- Active: May 27, 1863 to June 26, 1865
- Country: United States
- Allegiance: Union
- Branch: Heavy artillery
- Type: Regiment
- Engagements: American Civil War

= 5th Rhode Island Heavy Artillery Regiment =

The 5th Rhode Island Heavy Artillery Regiment was a regiment which served in the Union Army during the American Civil War.

==History==

The 5th Rhode Island Heavy Artillery Regiment was organized from the 5th Rhode Island Infantry Regiment at New Berne, North Carolina on May 27, 1863, and commanded by Colonel Henry T. Sisson. The regiment was attached to Defenses of New Berne, Department of Virginia and North Carolina until January 1865 when it was reassigned to the Sub-District of New Berne, Department of North Carolina until June 1865.

The regiment served by detachments in garrison in forts and defenses of New Berne, Washington and Roanoke Island, North Carolina. The forts garrisoned by the regiment included forts Totten, Gaston, Chase, Spinola, Hatteras, Clarke, Foster, Parke, Reno and Washington.

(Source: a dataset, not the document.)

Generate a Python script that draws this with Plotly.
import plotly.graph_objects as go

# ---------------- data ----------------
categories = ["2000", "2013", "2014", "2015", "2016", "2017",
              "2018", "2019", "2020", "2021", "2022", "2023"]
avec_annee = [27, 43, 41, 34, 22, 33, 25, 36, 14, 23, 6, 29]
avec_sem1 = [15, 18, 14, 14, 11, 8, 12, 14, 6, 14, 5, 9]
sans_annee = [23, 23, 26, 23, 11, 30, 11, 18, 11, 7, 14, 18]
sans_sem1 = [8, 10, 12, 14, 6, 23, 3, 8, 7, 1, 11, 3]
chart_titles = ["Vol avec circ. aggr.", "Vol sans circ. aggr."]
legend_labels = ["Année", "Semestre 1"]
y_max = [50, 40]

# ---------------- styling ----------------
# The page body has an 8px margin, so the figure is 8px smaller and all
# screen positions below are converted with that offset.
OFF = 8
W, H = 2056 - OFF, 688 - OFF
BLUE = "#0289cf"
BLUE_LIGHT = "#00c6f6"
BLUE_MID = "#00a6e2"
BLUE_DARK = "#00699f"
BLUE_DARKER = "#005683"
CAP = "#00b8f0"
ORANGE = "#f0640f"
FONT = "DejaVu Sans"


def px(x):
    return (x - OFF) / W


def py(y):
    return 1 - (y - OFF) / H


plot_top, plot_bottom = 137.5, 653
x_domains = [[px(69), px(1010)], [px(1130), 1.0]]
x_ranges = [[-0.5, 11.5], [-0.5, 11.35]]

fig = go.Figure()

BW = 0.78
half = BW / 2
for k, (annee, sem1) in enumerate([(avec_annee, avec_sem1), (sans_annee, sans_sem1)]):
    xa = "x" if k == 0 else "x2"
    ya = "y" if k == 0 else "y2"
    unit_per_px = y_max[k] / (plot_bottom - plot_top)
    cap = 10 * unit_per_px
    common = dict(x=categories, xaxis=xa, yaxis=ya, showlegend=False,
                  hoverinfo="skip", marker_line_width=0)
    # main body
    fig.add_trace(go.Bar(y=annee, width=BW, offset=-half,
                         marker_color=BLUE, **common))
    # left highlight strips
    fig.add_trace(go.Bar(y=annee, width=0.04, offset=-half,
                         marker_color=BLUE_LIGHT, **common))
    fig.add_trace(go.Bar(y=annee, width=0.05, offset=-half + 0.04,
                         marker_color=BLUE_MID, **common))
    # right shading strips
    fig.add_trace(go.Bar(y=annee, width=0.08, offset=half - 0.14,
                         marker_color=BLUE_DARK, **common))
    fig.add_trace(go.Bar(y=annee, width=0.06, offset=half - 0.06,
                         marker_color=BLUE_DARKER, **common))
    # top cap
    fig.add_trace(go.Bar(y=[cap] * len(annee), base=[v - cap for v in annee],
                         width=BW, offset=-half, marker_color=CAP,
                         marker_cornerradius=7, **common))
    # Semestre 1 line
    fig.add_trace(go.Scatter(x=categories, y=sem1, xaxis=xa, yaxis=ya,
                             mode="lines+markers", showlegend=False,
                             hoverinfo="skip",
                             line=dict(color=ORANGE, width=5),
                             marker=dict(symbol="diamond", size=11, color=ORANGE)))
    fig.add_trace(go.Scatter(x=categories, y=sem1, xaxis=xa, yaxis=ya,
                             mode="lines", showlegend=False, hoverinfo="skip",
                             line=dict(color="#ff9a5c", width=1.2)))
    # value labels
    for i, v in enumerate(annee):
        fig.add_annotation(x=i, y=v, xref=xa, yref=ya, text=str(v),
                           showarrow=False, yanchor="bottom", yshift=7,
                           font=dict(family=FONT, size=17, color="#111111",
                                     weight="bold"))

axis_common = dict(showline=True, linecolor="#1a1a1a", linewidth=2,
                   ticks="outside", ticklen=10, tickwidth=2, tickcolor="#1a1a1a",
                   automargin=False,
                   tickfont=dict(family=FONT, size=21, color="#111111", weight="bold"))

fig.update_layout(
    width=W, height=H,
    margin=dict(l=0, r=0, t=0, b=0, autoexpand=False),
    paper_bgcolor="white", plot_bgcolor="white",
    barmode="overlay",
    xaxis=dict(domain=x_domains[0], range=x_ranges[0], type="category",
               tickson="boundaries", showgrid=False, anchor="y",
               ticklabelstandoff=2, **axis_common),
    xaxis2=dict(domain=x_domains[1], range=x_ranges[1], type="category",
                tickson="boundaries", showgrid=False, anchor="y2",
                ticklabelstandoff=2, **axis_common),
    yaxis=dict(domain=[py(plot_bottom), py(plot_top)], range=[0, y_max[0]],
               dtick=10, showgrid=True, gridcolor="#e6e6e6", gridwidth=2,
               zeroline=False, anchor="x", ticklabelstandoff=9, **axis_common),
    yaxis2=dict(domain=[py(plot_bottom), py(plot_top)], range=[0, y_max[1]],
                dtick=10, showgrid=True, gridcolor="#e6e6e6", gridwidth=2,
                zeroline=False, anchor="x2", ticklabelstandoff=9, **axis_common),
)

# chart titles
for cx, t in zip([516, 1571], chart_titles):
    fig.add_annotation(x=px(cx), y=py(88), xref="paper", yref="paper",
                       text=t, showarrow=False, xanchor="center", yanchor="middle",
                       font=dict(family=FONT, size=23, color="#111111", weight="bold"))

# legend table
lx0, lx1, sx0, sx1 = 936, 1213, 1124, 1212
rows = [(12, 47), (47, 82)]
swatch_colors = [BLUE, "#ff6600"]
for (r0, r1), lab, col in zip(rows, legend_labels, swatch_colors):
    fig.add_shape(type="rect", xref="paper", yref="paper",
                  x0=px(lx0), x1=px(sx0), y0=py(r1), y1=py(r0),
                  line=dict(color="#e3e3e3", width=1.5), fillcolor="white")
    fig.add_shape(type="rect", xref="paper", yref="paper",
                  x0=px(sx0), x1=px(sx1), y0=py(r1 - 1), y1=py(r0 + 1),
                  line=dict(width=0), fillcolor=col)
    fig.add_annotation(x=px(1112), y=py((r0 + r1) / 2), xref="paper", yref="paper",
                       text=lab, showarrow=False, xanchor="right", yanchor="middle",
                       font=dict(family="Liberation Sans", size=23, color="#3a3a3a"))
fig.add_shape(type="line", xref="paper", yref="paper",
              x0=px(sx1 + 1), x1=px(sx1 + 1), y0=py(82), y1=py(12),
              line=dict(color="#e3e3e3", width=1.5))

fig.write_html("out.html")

The regiment engaged in operations around New Berne against forces commanded by Major General William H.C. Whiting, CSA from January 18-February 10, 1864. Engaged in operations about New Berne and in Albemarle Sound from May 4 to May 6. Elements of the regiment engaged in a skirmish on the south side of the Trent River on May 5, 1864.

The regiment was mustered out of service on June 26, 1865.